É na Abbiamo Fatto, uma das pizzarias de Peterson em Canela, que a experiência da verdadeira pizza napoletana se realiza aos olhos do cliente, com ares performáticos. O preparo desde a abertura manual da massa até a retirada do forno a lenha — onde só fica por 90 segundos — segue à risca as instruções da AVPN (Associazione Verace Pizza Napoletana), órgão criado em 1984 para estabelecer os critérios para o que pode ou não ser considerado pizza napoletana:
— Existe uma mística por trás dessa pizza que é supertradicional, mas hoje já não é aquela coisa purista do italiano dando com a bengala na cabeça do brasileiro que coloca coração de galinha em cima da pizza. Há tendências de novos sabores surgindo. O que os italianos pedem é uma harmonia, que se acrescente ingredientes que dialoguem com a região do mediterrâneo, como presunto parma ou outros tipos de queijo, mas não um abacaxi. Se for oferecer abacaxi, faça uma sobremesa — exemplifica.
Embora permita variedades e complementos, dois sabores são obrigatórios no cardápio de qualquer pizzaria napoletana: a marguerita e a marinara. Enquanto a marinara é coberta apenas por tomate, azeite de oliva, orégano e alho, e tem sua origem ligada aos pescadores que levavam uma vida mais empobrecida, a marguerita, mais urbana, ganhou seu nome após ter sido ofertada ao rei Humberto I e à rainha Margherita di Savoia, durante passagem do casal real por Nápoles, em 1889. Os ingredientes selecionados pelo pizzaiolo Raffaele Esposito, que agradaram especialmente à rainha, representam as cores da bandeira da Itália (o vermelho do tomate, o verde do manjericão, o branco da muçarela).

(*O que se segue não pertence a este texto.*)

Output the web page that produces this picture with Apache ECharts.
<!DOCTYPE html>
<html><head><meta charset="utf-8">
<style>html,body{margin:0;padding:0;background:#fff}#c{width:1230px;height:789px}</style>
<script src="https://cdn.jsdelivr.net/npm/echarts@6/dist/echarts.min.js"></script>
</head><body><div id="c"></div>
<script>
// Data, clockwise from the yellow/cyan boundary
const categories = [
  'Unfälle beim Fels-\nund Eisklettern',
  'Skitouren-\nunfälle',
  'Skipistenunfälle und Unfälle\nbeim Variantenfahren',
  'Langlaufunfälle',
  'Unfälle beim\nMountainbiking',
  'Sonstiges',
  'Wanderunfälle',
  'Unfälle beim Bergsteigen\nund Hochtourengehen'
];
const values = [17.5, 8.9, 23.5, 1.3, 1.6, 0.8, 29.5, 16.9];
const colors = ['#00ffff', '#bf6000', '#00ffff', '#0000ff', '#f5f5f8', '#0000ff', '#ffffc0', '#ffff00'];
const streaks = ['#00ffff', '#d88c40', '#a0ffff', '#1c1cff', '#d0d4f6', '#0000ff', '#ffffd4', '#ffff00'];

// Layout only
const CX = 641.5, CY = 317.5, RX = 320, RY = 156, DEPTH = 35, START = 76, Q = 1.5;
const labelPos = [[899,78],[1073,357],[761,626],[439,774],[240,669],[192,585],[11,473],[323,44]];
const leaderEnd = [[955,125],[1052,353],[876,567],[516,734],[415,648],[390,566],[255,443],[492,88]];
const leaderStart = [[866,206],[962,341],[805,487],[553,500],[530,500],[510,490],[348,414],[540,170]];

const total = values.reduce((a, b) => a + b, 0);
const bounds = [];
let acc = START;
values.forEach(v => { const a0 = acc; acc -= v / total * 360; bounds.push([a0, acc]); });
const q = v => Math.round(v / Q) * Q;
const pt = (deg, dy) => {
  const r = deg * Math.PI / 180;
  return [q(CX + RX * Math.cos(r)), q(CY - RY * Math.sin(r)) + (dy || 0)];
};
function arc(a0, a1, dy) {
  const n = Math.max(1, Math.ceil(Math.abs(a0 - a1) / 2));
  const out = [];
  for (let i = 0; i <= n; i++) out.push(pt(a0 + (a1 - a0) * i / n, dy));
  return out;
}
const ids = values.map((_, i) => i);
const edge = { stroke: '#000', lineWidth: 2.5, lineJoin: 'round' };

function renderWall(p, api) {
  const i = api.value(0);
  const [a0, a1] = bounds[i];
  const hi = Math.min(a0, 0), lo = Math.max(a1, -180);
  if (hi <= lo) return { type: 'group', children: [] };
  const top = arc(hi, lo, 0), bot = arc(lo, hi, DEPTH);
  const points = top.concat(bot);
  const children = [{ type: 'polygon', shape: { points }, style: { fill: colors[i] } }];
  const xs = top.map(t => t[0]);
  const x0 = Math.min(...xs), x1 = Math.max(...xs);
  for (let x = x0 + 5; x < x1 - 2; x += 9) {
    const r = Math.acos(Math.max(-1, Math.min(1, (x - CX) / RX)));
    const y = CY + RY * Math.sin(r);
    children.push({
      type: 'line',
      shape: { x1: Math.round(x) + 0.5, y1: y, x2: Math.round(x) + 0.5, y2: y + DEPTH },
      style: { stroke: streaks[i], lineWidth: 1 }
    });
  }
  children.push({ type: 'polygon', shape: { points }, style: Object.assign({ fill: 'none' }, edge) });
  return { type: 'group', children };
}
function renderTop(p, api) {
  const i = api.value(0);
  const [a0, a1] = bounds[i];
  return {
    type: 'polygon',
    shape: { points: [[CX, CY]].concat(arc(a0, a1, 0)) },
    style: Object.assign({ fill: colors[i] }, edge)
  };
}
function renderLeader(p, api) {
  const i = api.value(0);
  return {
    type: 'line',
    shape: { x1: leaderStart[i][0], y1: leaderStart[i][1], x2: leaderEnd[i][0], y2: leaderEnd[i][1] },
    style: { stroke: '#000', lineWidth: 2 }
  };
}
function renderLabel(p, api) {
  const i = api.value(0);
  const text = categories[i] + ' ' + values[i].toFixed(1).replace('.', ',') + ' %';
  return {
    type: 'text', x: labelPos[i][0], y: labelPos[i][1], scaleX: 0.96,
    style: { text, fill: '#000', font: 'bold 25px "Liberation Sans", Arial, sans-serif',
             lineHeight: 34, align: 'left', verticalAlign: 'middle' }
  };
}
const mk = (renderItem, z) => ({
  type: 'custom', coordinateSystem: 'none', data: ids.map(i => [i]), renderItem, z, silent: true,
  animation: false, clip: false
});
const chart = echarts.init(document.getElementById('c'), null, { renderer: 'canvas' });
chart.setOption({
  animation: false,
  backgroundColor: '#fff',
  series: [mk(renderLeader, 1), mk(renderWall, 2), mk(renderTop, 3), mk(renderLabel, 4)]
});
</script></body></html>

— Quando a pessoa pega uma fatia de pizza napoletana com as mãos e leva à boca, como é a maneira certa de experimentar os sabores propostos pelo pizzaiolo, ela também está conhecendo a história de um povo contada através de um produto. Por isso é tão importante respeitar isso que chamo de enredo da pizza, tão importante quanto o sabor — destaca Peterson.
A certificação obtida junto à AVPN adorna o balcão da Abbiamo Fatto, enquanto um quadro com o número de inscrição entre os associados (774) pode ser visto na parede do estabelecimento. Peterson conta que o papel "fiscalizador" da entidade é cumprido informalmente pelos próprios clientes, especialmente italianos em viagem à Serra:
— Os italianos correm o mundo atrás de pizza e costumam mandar e-mail para a associação, tanto com críticas quanto elogios, e essas mensagens são repassadas para nós. Até hoje só recebemos elogios, o que mostra que estamos honrando a chancela.

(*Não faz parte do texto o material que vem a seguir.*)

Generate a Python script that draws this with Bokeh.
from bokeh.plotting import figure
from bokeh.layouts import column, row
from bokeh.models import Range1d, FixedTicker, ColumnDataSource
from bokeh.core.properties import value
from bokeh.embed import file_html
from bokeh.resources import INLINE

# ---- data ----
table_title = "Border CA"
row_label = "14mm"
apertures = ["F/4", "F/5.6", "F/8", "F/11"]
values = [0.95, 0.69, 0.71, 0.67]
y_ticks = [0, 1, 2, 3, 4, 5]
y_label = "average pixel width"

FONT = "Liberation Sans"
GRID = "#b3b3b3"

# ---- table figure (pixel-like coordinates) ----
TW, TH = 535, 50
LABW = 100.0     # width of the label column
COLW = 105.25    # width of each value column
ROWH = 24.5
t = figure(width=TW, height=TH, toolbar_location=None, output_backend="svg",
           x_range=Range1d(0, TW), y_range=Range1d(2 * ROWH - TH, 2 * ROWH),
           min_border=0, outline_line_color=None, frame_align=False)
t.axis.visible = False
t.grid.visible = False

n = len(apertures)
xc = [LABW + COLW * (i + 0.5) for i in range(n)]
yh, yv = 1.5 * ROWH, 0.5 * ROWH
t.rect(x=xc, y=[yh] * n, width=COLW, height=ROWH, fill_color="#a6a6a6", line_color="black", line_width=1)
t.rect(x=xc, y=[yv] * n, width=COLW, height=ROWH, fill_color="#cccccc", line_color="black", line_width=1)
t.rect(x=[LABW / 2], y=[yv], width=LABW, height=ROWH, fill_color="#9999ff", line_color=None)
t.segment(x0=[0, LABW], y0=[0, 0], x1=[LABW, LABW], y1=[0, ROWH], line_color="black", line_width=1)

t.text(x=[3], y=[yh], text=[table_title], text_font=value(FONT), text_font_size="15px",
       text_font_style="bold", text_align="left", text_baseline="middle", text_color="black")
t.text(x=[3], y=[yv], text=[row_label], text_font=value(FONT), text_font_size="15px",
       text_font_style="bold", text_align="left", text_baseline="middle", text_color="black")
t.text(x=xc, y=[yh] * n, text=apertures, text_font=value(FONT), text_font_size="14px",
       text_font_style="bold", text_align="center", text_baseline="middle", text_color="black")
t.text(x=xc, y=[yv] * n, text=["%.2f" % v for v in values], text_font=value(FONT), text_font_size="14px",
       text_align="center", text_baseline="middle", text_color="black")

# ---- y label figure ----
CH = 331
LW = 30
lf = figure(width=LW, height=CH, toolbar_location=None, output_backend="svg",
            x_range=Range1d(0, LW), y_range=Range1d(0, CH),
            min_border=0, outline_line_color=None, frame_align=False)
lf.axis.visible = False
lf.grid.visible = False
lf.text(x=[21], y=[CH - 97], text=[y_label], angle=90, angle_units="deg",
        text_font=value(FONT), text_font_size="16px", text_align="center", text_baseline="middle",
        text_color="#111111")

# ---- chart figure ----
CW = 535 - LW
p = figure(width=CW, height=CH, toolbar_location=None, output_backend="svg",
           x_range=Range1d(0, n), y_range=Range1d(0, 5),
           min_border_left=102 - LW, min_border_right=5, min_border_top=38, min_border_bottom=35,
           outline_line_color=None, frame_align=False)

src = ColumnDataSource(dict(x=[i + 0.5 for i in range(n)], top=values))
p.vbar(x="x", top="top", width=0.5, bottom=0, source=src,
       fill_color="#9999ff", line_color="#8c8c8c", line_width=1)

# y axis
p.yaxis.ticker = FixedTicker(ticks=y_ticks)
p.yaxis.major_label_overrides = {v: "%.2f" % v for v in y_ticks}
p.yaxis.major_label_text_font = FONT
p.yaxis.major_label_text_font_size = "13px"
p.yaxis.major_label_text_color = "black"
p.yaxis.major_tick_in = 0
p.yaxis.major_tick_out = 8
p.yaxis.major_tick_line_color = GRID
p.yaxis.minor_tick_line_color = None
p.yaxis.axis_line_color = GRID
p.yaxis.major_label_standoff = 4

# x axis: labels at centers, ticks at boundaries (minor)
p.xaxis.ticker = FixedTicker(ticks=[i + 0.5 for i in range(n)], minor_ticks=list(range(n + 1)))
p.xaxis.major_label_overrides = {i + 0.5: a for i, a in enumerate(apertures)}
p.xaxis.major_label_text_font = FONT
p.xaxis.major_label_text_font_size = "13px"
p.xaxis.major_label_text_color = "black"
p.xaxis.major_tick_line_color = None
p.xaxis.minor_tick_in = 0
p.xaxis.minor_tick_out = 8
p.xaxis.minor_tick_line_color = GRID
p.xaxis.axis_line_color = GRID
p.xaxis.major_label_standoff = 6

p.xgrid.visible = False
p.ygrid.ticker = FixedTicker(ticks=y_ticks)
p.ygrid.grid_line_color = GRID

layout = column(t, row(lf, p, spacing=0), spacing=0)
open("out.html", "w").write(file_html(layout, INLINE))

Embora a vitória no Campeonato Nacional de Pizzaiolos tenha sido a primeira individual, o grupo de pizzarias gerido por Peterson Secco ostenta cinco conquistas nacionais, obtidas por outros pizzaiolos da casa. O empresário, contudo, considera que ganhar é uma parte menor do que representa participar de concursos mundo afora:
— O mais importante é seguir elevando o nosso nível, trocando experiências com outros pizzaiolos, aprendendo com os jurados. Na pizza napoletana encontrei uma fonte inesgotável de sabedoria a ser buscada.
Como parte do prêmio conquistado em São Paulo, Peterson será um dos três representantes brasileiros no próximo Pizza Challenge, concurso internacional de pizzaiolos que será disputado em março do ano que vem em Las Vegas, nos Estados Unidos. Além do canelense irão representar o Brasil os campeões nacionais nas categorias Pizza Romana (o caxiense Heitor Benatti) e Pizza Clássica (o paulista Marcos da Costa Val Júnior).